Jujutsu is essentially an alternative front-end or “porcelain” to git, both magnificiently simplified and powerful.
I tried it after using Emacs Magit for about six or seven years, and jujutsu is really easier to use than git and useful if one wants a tidy public history of changes (with “tidy” and “public” as Linus Torvalds recommends). Plus it is fully compatible to git as backend - other contributors will not even note you are using it.
Hrm… It looks interesting but it seems too dedicated to crafting “the perfect commit”.
I don’t want to “evolve a commit” - I want to capture my changes over time. If I decide later that I want to prepare the commit for merging I will.

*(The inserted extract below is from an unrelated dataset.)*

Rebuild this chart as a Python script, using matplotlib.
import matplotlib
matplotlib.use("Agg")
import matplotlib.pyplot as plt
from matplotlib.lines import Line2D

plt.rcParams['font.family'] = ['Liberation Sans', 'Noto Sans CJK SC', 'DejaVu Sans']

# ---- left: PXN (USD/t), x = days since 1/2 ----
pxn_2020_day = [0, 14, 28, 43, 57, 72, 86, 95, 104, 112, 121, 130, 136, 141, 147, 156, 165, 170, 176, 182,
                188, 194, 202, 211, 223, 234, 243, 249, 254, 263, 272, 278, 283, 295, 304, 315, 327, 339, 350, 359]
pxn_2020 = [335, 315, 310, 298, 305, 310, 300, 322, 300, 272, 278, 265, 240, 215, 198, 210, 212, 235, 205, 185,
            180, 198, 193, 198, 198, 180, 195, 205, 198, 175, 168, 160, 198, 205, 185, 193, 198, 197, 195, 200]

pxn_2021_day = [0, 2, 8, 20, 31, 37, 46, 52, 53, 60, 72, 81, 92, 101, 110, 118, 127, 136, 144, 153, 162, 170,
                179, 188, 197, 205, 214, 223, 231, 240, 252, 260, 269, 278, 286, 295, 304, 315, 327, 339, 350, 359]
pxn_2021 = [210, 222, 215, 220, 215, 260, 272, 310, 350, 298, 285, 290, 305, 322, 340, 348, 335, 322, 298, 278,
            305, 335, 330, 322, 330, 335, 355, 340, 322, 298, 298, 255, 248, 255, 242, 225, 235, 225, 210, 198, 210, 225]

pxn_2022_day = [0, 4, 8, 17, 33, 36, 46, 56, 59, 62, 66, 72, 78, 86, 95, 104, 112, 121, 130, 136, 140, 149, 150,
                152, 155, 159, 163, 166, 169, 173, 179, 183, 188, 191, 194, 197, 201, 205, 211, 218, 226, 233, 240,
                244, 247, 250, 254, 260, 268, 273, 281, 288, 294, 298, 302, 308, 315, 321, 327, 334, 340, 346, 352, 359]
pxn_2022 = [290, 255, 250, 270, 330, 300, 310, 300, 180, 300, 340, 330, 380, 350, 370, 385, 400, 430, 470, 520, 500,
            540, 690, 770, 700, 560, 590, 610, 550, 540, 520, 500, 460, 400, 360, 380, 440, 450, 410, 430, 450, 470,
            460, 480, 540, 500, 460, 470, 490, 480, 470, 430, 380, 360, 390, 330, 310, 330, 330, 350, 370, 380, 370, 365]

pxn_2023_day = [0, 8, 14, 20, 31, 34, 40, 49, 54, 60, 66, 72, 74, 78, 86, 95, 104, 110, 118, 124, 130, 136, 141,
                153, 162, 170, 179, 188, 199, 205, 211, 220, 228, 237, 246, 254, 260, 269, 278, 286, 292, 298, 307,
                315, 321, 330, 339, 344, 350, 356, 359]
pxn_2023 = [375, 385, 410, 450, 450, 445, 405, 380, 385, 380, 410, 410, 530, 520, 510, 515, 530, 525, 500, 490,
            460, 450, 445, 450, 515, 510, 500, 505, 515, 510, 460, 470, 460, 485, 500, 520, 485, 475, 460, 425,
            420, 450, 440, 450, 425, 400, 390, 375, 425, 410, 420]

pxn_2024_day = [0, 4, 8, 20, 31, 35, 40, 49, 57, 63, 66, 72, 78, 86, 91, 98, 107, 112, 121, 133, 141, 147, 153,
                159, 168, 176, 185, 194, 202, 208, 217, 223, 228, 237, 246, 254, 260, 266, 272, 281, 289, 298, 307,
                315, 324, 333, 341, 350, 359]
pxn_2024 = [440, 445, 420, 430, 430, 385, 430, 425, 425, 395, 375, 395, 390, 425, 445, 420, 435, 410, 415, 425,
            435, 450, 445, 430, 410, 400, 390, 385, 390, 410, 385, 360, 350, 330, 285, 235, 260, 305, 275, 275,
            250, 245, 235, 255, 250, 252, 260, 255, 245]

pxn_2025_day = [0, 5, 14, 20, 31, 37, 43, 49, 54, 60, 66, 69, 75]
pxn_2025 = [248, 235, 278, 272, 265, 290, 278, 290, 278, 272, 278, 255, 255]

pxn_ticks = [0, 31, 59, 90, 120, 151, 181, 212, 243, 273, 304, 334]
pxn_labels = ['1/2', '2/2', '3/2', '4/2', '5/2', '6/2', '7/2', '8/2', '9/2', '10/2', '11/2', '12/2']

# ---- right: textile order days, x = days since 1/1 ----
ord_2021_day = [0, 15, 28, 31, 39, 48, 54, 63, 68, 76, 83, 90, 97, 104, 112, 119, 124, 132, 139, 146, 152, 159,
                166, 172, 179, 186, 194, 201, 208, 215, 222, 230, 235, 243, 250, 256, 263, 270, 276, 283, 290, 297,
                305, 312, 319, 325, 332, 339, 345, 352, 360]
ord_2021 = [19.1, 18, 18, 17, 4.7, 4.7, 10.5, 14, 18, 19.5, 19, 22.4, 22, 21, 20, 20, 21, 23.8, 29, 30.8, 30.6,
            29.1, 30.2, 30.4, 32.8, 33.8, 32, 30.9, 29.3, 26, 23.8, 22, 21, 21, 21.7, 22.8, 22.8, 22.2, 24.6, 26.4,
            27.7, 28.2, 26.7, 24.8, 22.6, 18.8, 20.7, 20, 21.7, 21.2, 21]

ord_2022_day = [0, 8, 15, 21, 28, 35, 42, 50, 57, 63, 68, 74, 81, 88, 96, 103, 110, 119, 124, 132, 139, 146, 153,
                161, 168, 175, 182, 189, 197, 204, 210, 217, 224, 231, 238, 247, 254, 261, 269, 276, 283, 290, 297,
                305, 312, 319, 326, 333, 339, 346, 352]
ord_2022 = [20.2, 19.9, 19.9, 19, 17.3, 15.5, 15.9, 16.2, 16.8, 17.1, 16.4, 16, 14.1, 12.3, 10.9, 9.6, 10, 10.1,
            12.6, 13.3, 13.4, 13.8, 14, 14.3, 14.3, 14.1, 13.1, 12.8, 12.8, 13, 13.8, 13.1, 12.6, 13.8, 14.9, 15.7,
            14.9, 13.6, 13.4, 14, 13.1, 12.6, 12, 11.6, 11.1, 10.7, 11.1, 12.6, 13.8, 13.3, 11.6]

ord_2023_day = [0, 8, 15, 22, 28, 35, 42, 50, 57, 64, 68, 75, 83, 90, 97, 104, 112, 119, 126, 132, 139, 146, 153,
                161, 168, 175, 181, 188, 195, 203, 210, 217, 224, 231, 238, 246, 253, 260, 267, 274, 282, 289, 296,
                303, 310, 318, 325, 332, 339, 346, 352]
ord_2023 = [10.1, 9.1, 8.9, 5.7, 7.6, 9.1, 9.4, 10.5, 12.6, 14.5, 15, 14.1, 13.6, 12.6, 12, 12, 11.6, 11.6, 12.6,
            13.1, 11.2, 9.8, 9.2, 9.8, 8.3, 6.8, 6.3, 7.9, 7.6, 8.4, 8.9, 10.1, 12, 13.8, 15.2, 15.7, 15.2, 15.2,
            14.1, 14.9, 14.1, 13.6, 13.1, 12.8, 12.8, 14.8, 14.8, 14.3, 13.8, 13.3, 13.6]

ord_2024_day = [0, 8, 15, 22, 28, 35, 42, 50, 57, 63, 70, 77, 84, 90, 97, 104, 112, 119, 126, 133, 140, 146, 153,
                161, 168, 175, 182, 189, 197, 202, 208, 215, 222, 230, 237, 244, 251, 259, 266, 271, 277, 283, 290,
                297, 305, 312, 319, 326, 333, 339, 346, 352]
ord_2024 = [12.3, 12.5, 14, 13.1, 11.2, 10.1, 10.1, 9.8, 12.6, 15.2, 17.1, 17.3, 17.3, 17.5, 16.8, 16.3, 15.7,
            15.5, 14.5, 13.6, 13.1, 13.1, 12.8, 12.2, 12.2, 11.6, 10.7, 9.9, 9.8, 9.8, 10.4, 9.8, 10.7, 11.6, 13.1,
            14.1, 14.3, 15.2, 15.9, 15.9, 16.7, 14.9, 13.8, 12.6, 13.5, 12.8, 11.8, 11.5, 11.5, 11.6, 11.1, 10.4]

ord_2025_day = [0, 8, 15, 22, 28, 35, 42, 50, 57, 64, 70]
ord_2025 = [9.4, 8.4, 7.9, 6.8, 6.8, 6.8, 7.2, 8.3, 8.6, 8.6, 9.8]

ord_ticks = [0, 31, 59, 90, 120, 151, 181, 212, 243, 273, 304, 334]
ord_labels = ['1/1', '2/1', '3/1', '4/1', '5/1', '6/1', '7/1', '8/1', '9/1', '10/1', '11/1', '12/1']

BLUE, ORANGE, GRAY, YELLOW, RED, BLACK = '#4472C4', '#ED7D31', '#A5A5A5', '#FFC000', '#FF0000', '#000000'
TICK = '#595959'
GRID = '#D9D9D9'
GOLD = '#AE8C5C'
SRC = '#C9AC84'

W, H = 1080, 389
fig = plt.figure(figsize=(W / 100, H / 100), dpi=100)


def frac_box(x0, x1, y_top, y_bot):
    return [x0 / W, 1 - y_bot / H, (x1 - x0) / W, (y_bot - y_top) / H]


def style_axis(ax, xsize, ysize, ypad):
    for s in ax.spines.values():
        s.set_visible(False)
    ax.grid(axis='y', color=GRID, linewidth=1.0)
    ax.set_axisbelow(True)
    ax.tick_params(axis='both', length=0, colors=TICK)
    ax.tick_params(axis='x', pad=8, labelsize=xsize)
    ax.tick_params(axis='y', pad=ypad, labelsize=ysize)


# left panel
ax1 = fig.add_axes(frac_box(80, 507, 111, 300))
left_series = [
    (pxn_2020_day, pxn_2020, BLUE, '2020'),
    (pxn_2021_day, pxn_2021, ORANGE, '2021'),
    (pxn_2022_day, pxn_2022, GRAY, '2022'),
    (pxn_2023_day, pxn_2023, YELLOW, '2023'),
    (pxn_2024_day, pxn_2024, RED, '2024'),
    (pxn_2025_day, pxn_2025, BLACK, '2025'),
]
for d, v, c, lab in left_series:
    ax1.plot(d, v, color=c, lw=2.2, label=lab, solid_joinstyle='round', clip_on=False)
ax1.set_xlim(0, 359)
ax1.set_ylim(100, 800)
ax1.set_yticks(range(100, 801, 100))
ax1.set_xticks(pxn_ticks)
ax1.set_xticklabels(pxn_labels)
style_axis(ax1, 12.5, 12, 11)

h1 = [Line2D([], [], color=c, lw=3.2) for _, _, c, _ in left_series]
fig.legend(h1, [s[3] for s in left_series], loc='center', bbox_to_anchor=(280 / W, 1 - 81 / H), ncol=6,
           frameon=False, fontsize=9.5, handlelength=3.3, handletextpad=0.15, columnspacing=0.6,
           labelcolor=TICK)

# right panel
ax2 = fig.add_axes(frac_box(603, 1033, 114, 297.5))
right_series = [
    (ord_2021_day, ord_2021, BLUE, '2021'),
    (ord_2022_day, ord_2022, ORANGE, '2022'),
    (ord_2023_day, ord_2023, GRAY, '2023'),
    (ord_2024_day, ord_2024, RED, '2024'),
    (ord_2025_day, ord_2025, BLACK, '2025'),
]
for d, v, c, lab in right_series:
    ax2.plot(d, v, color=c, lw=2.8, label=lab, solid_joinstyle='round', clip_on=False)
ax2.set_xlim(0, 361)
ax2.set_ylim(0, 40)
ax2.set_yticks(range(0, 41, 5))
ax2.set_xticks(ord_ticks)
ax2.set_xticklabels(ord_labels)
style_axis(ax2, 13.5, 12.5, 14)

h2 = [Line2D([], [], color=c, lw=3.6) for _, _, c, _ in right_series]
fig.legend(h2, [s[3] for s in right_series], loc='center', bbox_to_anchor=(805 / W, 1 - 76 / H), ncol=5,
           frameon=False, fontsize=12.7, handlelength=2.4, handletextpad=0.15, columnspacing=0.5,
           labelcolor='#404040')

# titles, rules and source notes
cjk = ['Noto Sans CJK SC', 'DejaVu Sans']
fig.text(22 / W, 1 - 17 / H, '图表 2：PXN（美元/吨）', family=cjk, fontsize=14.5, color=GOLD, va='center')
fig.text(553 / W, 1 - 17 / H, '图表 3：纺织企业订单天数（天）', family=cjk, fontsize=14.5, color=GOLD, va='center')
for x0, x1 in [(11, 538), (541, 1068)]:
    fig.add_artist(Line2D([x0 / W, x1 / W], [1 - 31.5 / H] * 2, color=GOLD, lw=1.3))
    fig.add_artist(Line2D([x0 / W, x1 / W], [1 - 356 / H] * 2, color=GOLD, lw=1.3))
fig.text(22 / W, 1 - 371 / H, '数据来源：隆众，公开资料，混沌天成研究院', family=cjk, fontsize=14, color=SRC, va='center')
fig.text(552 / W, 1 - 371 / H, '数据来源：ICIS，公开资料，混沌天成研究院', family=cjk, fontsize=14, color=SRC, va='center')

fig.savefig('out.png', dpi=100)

I hate it because it’s different - but even trying to give it a “benefit of the doubt” I really can’t see this as better. It’s not like it’s difficult to create a “tidy” commit with git as is.

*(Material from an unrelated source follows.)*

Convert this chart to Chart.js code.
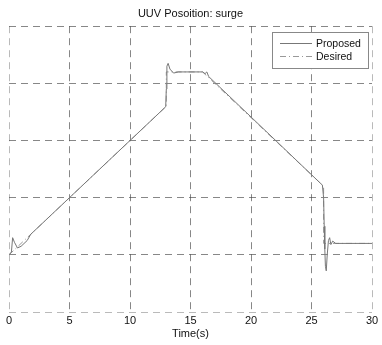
<!DOCTYPE html>
<html>
<head>
<meta charset="utf-8">
<script src="https://cdn.jsdelivr.net/npm/chart.js@4.4.1/dist/chart.umd.min.js"></script>
<style>
  html, body { margin: 0; padding: 0; background: #fff; }
  #wrap { width: 382px; height: 345px; }
</style>
</head>
<body>
<div id="wrap"><canvas id="surgeChart" width="382" height="345"></canvas></div>
<script>
// values (time in s, position unitless)
const xTicks = [0, 5, 10, 15, 20, 25, 30];
const yTicks = [0, 1, 2, 3, 4, 5];

const desiredTime = [0, 13, 13, 16, 26, 26, 30];
const desiredPos  = [1.0, 3.6, 4.2, 4.2, 2.2, 1.2, 1.2];

const proposedTime = [0, 0.2, 0.3, 0.45, 0.7, 1.0, 1.5, 1.8, 12.95, 13.0, 13.05, 13.15, 13.3, 13.6, 14,
                      16.0, 16.2, 16.35, 16.5, 25.9, 26.0, 26.05, 26.1, 26.15, 26.22, 26.3, 26.4, 26.5,
                      26.6, 26.75, 27, 30];
const proposedPos  = [1.0, 1.05, 1.3, 1.22, 1.12, 1.15, 1.25, 1.36, 3.59, 3.9, 4.3, 4.35, 4.25, 4.18, 4.2,
                      4.2, 4.17, 4.2, 4.12, 2.22, 2.0, 1.5, 1.1, 0.8, 0.72, 1.0, 1.25, 1.3,
                      1.18, 1.24, 1.2, 1.2];

const toPoints = (xs, ys) => xs.map((x, i) => ({ x, y: ys[i] }));

// legend box drawn inside the plot, like the MATLAB one
const boxLegend = {
    id: 'boxLegend',
    afterDraw(chart) {
        const c = chart.ctx;
        const x0 = 272, y0 = 32, w = 96, h = 36;
        c.save();
        c.fillStyle = '#fff';
        c.fillRect(x0, y0, w, h);
        c.strokeStyle = '#888';
        c.lineWidth = 1;
        c.strokeRect(x0 + 0.5, y0 + 0.5, w, h);
        chart.data.datasets.forEach((ds, i) => {
            const y = y0 + 11 + i * 13;
            c.strokeStyle = ds.borderColor;
            c.setLineDash(ds.borderDash || []);
            c.beginPath();
            c.moveTo(x0 + 8, y + 0.5);
            c.lineTo(x0 + 40, y + 0.5);
            c.stroke();
            c.setLineDash([]);
            c.fillStyle = '#111';
            c.font = '10.5px "Liberation Sans", Arial, sans-serif';
            c.textBaseline = 'middle';
            c.fillText(ds.label, x0 + 44, y + 1);
        });
        c.restore();
    }
};

const edge = (ctx, max) => ctx.tick && (ctx.tick.value === 0 || ctx.tick.value === max);

new Chart(document.getElementById('surgeChart').getContext('2d'), {
    type: 'scatter',
    data: {
        datasets: [{
            label: 'Proposed',
            data: toPoints(proposedTime, proposedPos),
            showLine: true,
            borderColor: '#777',
            borderWidth: 1,
            pointRadius: 0,
            tension: 0
        }, {
            label: 'Desired',
            data: toPoints(desiredTime, desiredPos),
            showLine: true,
            borderColor: '#999',
            borderWidth: 1,
            borderDash: [6, 3, 1, 3],
            pointRadius: 0,
            tension: 0
        }]
    },
    options: {
        responsive: false,
        animation: false,
        layout: {
            padding: { left: 9, right: 10, top: 0, bottom: 0 }
        },
        scales: {
            x: {
                type: 'linear',
                min: 0,
                max: 30,
                afterBuildTicks: (scale) => { scale.ticks = xTicks.map(v => ({ value: v })); },
                afterFit: (scale) => { scale.height = 33; },
                ticks: {
                    color: '#111',
                    padding: 2,
                    maxRotation: 0,
                    font: { family: '"Liberation Sans", Arial, sans-serif', size: 11 }
                },
                grid: {
                    drawTicks: false,
                    color: (ctx) => edge(ctx, 30) ? 'rgba(140,140,140,0.6)' : 'rgba(70,70,70,0.65)'
                },
                border: { display: false, dash: [7, 5] },
                title: {
                    display: true,
                    text: 'Time(s)',
                    color: '#111',
                    padding: { top: 0, bottom: 4 },
                    font: { family: '"Liberation Sans", Arial, sans-serif', size: 11 }
                }
            },
            y: {
                min: 0,
                max: 5,
                afterBuildTicks: (scale) => { scale.ticks = yTicks.map(v => ({ value: v })); },
                afterFit: (scale) => { scale.width = 0; },
                ticks: { display: false },
                grid: {
                    drawTicks: false,
                    color: (ctx) => ctx.tick && ctx.tick.value === 0 ? 'rgba(140,140,140,0.6)' : 'rgba(70,70,70,0.65)'
                },
                border: { display: false, dash: [7, 5] }
            }
        },
        plugins: {
            legend: { display: false },
            tooltip: { enabled: false },
            title: {
                display: true,
                text: 'UUV Posoition: surge',
                color: '#111',
                font: { family: '"Liberation Sans", Arial, sans-serif', size: 11, weight: 'normal' },
                padding: { top: 7, bottom: 6 }
            }
        }
    },
    plugins: [boxLegend]
});
</script>
</body>
</html>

And as far as “easier to use goes”… well… Here’s how you get a list of anonymous branches
jj log -r 'heads(all())'
And since they eschew branches with names you get to memorize hash strings instead of branch names that describe the thing you were doing?
jj new pzoqtwuv yykpmnuq -m "merge better documentation" # vs. git merge my_branch_Name
I’m unconvinced. Though
jj undo
looks neat (and also crazy dangerous unless you can undo an undo?).